OBJECTIVE:
Write out the records below word for word, please.
+ + + + + + +
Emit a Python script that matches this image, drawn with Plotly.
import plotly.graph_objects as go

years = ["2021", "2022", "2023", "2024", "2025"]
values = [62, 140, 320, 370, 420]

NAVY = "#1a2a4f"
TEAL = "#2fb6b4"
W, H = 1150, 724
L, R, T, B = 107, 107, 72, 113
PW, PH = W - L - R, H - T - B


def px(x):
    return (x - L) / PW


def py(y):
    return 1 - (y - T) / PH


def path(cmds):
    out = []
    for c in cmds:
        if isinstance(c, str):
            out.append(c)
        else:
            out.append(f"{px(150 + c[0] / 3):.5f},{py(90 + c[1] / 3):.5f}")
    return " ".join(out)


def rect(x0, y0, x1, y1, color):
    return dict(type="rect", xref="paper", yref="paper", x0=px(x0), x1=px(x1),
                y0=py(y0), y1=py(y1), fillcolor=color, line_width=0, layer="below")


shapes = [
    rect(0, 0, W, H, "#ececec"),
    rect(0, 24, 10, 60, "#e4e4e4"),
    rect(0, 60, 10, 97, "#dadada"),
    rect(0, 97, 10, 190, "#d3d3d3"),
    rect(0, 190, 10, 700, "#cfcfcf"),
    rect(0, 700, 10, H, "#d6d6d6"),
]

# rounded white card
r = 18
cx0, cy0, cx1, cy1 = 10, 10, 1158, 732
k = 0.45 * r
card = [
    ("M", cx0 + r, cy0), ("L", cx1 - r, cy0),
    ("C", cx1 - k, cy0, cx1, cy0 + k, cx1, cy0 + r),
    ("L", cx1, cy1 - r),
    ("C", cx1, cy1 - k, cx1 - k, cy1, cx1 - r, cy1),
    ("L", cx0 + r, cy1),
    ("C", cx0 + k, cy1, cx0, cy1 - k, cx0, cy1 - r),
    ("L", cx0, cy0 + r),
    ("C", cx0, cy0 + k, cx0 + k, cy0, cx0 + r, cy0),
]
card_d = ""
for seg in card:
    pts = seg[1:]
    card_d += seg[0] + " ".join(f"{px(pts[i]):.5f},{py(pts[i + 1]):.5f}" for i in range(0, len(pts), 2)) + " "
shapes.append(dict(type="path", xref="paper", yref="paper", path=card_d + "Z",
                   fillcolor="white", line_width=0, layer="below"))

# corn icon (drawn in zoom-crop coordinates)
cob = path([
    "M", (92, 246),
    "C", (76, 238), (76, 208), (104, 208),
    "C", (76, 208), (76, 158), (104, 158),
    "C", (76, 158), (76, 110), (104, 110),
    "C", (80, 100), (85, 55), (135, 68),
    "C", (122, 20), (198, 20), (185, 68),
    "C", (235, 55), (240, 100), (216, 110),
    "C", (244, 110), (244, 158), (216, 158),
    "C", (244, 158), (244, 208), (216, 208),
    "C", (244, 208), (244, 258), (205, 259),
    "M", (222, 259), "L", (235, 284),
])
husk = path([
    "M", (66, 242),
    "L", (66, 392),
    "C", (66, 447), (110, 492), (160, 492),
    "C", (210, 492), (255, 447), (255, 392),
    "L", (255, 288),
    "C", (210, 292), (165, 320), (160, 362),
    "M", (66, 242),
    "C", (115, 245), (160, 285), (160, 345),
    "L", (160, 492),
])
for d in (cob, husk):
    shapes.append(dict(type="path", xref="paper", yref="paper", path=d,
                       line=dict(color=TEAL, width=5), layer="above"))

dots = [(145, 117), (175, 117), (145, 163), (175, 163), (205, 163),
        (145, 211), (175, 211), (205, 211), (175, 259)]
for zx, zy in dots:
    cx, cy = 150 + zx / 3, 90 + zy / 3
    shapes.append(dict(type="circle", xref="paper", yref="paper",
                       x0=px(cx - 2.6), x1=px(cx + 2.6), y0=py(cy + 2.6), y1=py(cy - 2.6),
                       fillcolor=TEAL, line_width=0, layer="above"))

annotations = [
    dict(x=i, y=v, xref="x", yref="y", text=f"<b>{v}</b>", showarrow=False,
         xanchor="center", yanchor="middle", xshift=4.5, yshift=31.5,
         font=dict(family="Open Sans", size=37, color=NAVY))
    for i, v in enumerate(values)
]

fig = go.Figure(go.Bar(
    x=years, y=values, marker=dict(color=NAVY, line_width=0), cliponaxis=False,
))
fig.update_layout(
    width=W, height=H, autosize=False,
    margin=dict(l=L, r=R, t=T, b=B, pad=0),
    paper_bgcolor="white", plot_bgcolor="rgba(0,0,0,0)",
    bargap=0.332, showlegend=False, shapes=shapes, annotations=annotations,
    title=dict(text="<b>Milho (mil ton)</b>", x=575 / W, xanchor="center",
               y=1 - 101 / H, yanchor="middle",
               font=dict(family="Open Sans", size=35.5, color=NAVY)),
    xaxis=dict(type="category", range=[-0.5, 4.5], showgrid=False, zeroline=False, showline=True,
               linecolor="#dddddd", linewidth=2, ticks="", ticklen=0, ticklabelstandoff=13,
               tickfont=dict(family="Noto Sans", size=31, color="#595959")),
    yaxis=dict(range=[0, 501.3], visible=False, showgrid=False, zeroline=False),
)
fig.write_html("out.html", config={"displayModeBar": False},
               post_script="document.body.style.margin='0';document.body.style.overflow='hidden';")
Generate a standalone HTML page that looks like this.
+ + + + + + +
OUTPUT FOR THIS EXERCISE:
Emit a Python script that matches this image, drawn with Plotly.
import plotly.graph_objects as go

years = ["2021", "2022", "2023", "2024", "2025"]
values = [62, 140, 320, 370, 420]

NAVY = "#1a2a4f"
TEAL = "#2fb6b4"
W, H = 1150, 724
L, R, T, B = 107, 107, 72, 113
PW, PH = W - L - R, H - T - B


def px(x):
    return (x - L) / PW


def py(y):
    return 1 - (y - T) / PH


def path(cmds):
    out = []
    for c in cmds:
        if isinstance(c, str):
            out.append(c)
        else:
            out.append(f"{px(150 + c[0] / 3):.5f},{py(90 + c[1] / 3):.5f}")
    return " ".join(out)


def rect(x0, y0, x1, y1, color):
    return dict(type="rect", xref="paper", yref="paper", x0=px(x0), x1=px(x1),
                y0=py(y0), y1=py(y1), fillcolor=color, line_width=0, layer="below")


shapes = [
    rect(0, 0, W, H, "#ececec"),
    rect(0, 24, 10, 60, "#e4e4e4"),
    rect(0, 60, 10, 97, "#dadada"),
    rect(0, 97, 10, 190, "#d3d3d3"),
    rect(0, 190, 10, 700, "#cfcfcf"),
    rect(0, 700, 10, H, "#d6d6d6"),
]

# rounded white card
r = 18
cx0, cy0, cx1, cy1 = 10, 10, 1158, 732
k = 0.45 * r
card = [
    ("M", cx0 + r, cy0), ("L", cx1 - r, cy0),
    ("C", cx1 - k, cy0, cx1, cy0 + k, cx1, cy0 + r),
    ("L", cx1, cy1 - r),
    ("C", cx1, cy1 - k, cx1 - k, cy1, cx1 - r, cy1),
    ("L", cx0 + r, cy1),
    ("C", cx0 + k, cy1, cx0, cy1 - k, cx0, cy1 - r),
    ("L", cx0, cy0 + r),
    ("C", cx0, cy0 + k, cx0 + k, cy0, cx0 + r, cy0),
]
card_d = ""
for seg in card:
    pts = seg[1:]
    card_d += seg[0] + " ".join(f"{px(pts[i]):.5f},{py(pts[i + 1]):.5f}" for i in range(0, len(pts), 2)) + " "
shapes.append(dict(type="path", xref="paper", yref="paper", path=card_d + "Z",
                   fillcolor="white", line_width=0, layer="below"))

# corn icon (drawn in zoom-crop coordinates)
cob = path([
    "M", (92, 246),
    "C", (76, 238), (76, 208), (104, 208),
    "C", (76, 208), (76, 158), (104, 158),
    "C", (76, 158), (76, 110), (104, 110),
    "C", (80, 100), (85, 55), (135, 68),
    "C", (122, 20), (198, 20), (185, 68),
    "C", (235, 55), (240, 100), (216, 110),
    "C", (244, 110), (244, 158), (216, 158),
    "C", (244, 158), (244, 208), (216, 208),
    "C", (244, 208), (244, 258), (205, 259),
    "M", (222, 259), "L", (235, 284),
])
husk = path([
    "M", (66, 242),
    "L", (66, 392),
    "C", (66, 447), (110, 492), (160, 492),
    "C", (210, 492), (255, 447), (255, 392),
    "L", (255, 288),
    "C", (210, 292), (165, 320), (160, 362),
    "M", (66, 242),
    "C", (115, 245), (160, 285), (160, 345),
    "L", (160, 492),
])
for d in (cob, husk):
    shapes.append(dict(type="path", xref="paper", yref="paper", path=d,
                       line=dict(color=TEAL, width=5), layer="above"))

dots = [(145, 117), (175, 117), (145, 163), (175, 163), (205, 163),
        (145, 211), (175, 211), (205, 211), (175, 259)]
for zx, zy in dots:
    cx, cy = 150 + zx / 3, 90 + zy / 3
    shapes.append(dict(type="circle", xref="paper", yref="paper",
                       x0=px(cx - 2.6), x1=px(cx + 2.6), y0=py(cy + 2.6), y1=py(cy - 2.6),
                       fillcolor=TEAL, line_width=0, layer="above"))

annotations = [
    dict(x=i, y=v, xref="x", yref="y", text=f"<b>{v}</b>", showarrow=False,
         xanchor="center", yanchor="middle", xshift=4.5, yshift=31.5,
         font=dict(family="Open Sans", size=37, color=NAVY))
    for i, v in enumerate(values)
]

fig = go.Figure(go.Bar(
    x=years, y=values, marker=dict(color=NAVY, line_width=0), cliponaxis=False,
))
fig.update_layout(
    width=W, height=H, autosize=False,
    margin=dict(l=L, r=R, t=T, b=B, pad=0),
    paper_bgcolor="white", plot_bgcolor="rgba(0,0,0,0)",
    bargap=0.332, showlegend=False, shapes=shapes, annotations=annotations,
    title=dict(text="<b>Milho (mil ton)</b>", x=575 / W, xanchor="center",
               y=1 - 101 / H, yanchor="middle",
               font=dict(family="Open Sans", size=35.5, color=NAVY)),
    xaxis=dict(type="category", range=[-0.5, 4.5], showgrid=False, zeroline=False, showline=True,
               linecolor="#dddddd", linewidth=2, ticks="", ticklen=0, ticklabelstandoff=13,
               tickfont=dict(family="Noto Sans", size=31, color="#595959")),
    yaxis=dict(range=[0, 501.3], visible=False, showgrid=False, zeroline=False),
)
fig.write_html("out.html", config={"displayModeBar": False},
               post_script="document.body.style.margin='0';document.body.style.overflow='hidden';")
Generate a standalone HTML page that looks like this.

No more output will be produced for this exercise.